Medidas paliativas seguem sendo adotadas, como mais uma delegacia dentro do complexo prisional e a transferências dos chefes do crime em Pedrinhas para presídios federais. Enquanto isso motoristas de ônibus do transporte público se recusam a trafegar à noite, devido ao trauma da última sexta-feira, quando viram criminosos atearem fogo com pessoas dentro dos veículos. Moradores da bela São Luiz vivem trancafiados sem o direito de ir e vir que deveria ter sido restringido somente aos bandidos. E a violência vai ganhando novas formas de surpreender o cidadão de bem que não sabe para onde vão os tributos que paga. É preciso algo mais amplo. Tapar o sol com a peneira não é mais suficiente.
Naturalidade diante da maldade
No vídeo, o responsável pela imagem chega a reclamar da qualidade do foco da imagem antes de autorizar a decapitação. “Tem que ajeitar o foco”, diz como se especialista fosse. O vídeo é recente, data de 17 de dezembro de 2013. Os “técnicos de imagem” tomam o cuidado de filmar somente os pés dos assassinos e suas plateias.
Um dos presos pede aos gritos que um corpo seja endireitado para ser mais bem filmado. “Bota [o corpo] de frente pra filmar direito". "Não, puxa a cabeça dele", orienta outro detento. É mostrado então os pés de um terceiro preso que pisa na poça de sangue como se fosse água ou lama. É mostrada a ponta de seus dedos, usadas para puxar o cabelo da cabeça separada do corpo para ser filmada. O membro escorrega e cai, e então erguido e colocado ao lado das outras duas cabeças, que são focadas bem de perto. Há sinais de tortura nas faces das vítimas.
"Filma aí esse maldito, desgraçado", diz um preso sobre um dos assassinados, que tem aparelhos nos dentes e o rosto todo riscado das torturas sofridas antes da morte.

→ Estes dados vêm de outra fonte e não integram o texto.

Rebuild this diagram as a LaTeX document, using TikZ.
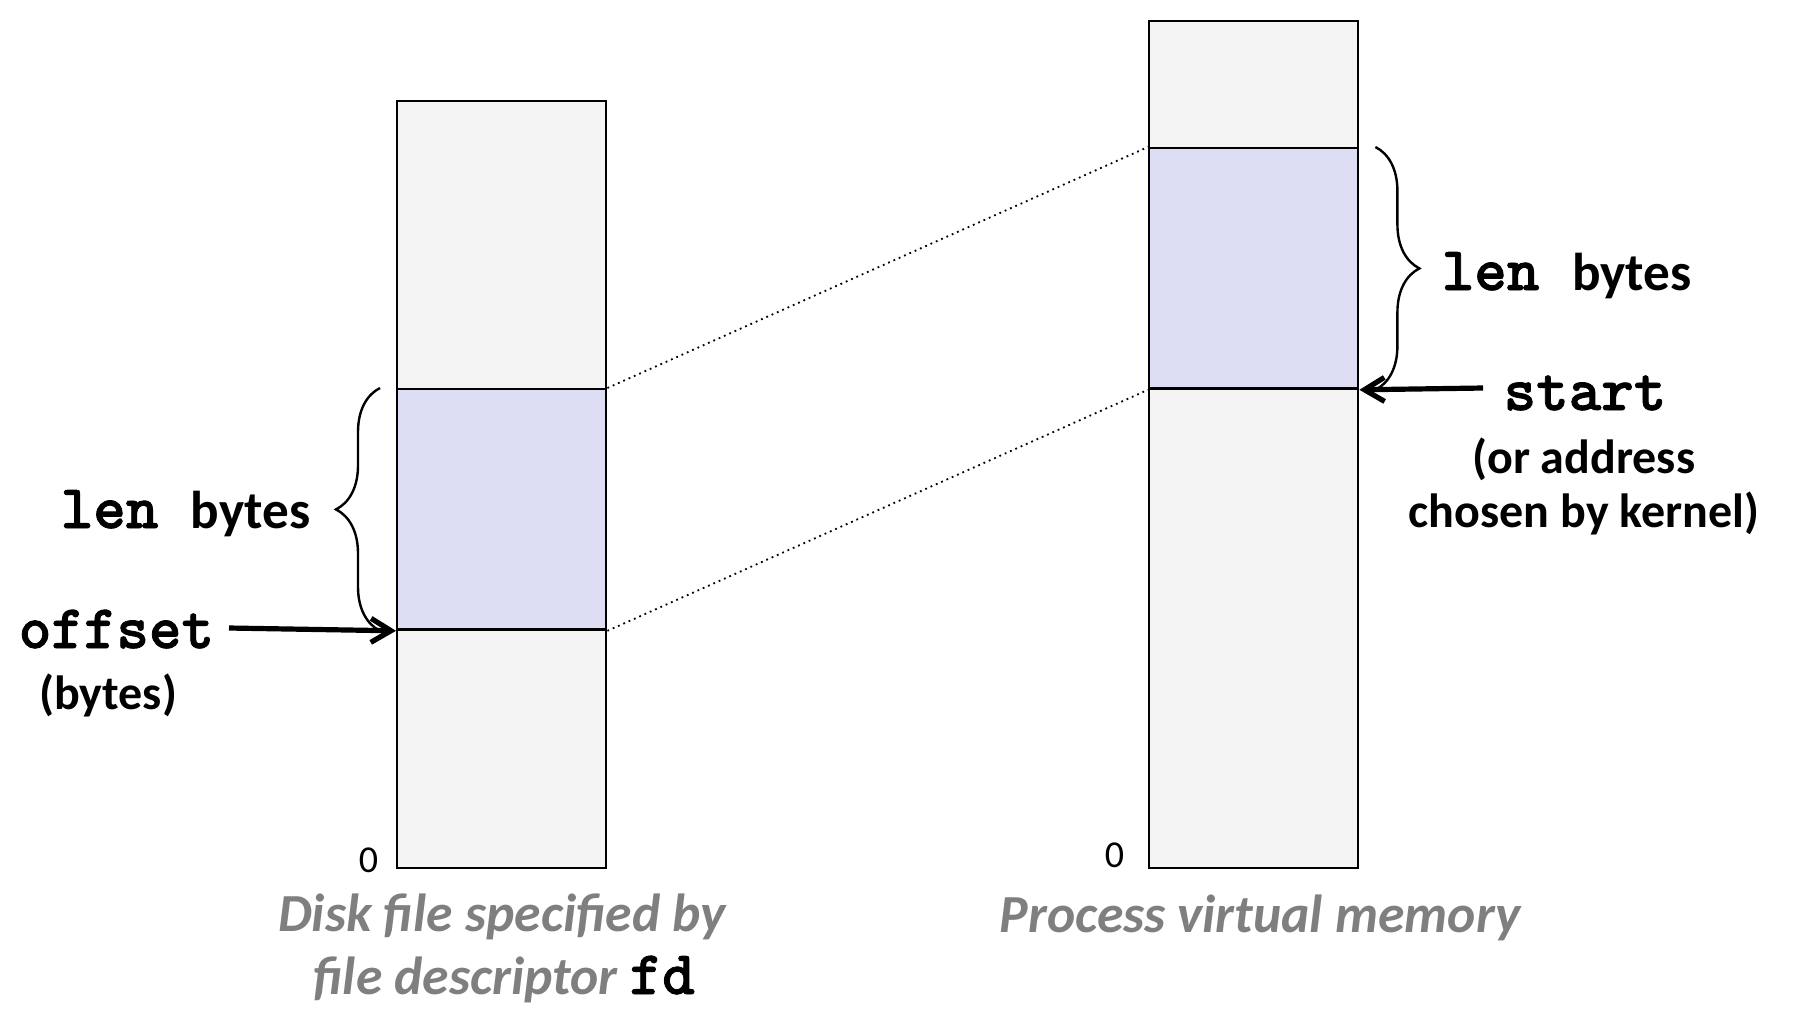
\documentclass[tikz,border=0pt]{standalone}
\usepackage{fontspec}
\setmainfont{Carlito}
\newfontfamily\codefont{lmmonolt10-bold.otf}[FakeBold=1.3]
\usetikzlibrary{decorations.pathreplacing,arrows.meta}

\definecolor{pagegray}{RGB}{244,244,244}
\definecolor{mapblue}{RGB}{221,221,243}
\definecolor{capgray}{RGB}{127,127,127}

\begin{document}
\begin{tikzpicture}[x=0.25pt,y=-0.25pt,
		mem/.style={draw=black, line width=0.6pt, fill=pagegray, inner sep=0pt, anchor=north west, minimum width=52.25pt},
		region/.style={draw=black, line width=0.6pt, fill=mapblue, inner sep=0pt, anchor=north west, minimum width=52.25pt, minimum height=60.1pt},
		sizebrace/.style={decorate, decoration={brace, amplitude=11pt, aspect=0.5}, line width=0.6pt},
		ptr/.style={-{Straight Barb[length=5pt, width=6pt]}, line width=1.3pt},
		label/.style={inner sep=0pt, font=\fontsize{12}{14}\selectfont\bfseries},
		code/.style={inner sep=0pt, font=\fontsize{15.5}{17}\selectfont\codefont},
		caption/.style={inner sep=0pt, text=capgray, font=\fontsize{13.4}{16}\selectfont\bfseries\itshape},
		zero/.style={inner sep=0pt, font=\fontsize{9.5}{11}\selectfont, anchor=base east}]
	\useasboundingbox (0,0) rectangle (1817,1009);
	% disk file
	\node[mem, minimum height=191.75pt] (file) at (396,100) {};
	\node[region] (filereg) at (396,388) {};
	% virtual memory
	\node[mem, minimum height=211.75pt] (vm) at (1148,20) {};
	\node[region] (vmreg) at (1148,147) {};
	% mapping
	\draw[densely dotted, line width=0.45pt] (filereg.north east) -- (vmreg.north west);
	\draw[densely dotted, line width=0.45pt] (filereg.south east) -- (vmreg.south west);
	% left side
	\draw[sizebrace] ([xshift=-4pt]filereg.south west) -- ([xshift=-4pt]filereg.north west);
	\coordinate (offtail) at (229,628);
	\draw[ptr] (offtail) -- (filereg.south west);
	\node[code, anchor=base west] (lenleft) at (60,528) {len\ {\normalfont\fontsize{13.3}{15}\selectfont\bfseries bytes}};
	\node[code, anchor=base west] (offset) at (18,648) {offset};
	\node[label, anchor=base] (offunit) at (108,709) {(bytes)};
	% right side
	\draw[sizebrace] ([xshift=4pt]vmreg.north east) -- ([xshift=4pt]vmreg.south east);
	\coordinate (starttail) at (1483,388);
	\draw[ptr] (starttail) -- (vmreg.south east);
	\node[code, anchor=base west] (lenright) at (1441,290) {len\ {\normalfont\fontsize{13.3}{15}\selectfont\bfseries bytes}};
	\node[code, anchor=base] (start) at (1585,410) {start};
	\node[label, anchor=base] (orline) at (1584,473) {(or address};
	\node[label, anchor=base] (kernel) at (1584,527) {chosen by kernel)};
	% bottoms
	\node[zero] (filezero) at (379,872) {0};
	\node[zero] (vmzero) at (1125,867) {0};
	\node[caption, anchor=base] (filecap) at (502,931) {Disk file specified by};
	\node[caption, anchor=base] (filecapb) at (504,994) {file descriptor {\upshape\color{black}\fontsize{15.5}{17}\selectfont\codefont fd}};
	\node[caption, anchor=base] (vmcap) at (1260,932) {Process virtual memory};
\end{tikzpicture}
\end{document}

Embora tenham tido o cuidado de não filmar seus rostos, imagens de alguns dos participantes do ato de decapitação aparecem no reflexo de água e sangue da poça no chão. É este o reflexo do submundo brasileiro ao qual nenhuma autoridade busca solução de fato e que começa a ser trazido à tona em manchetes de jornais.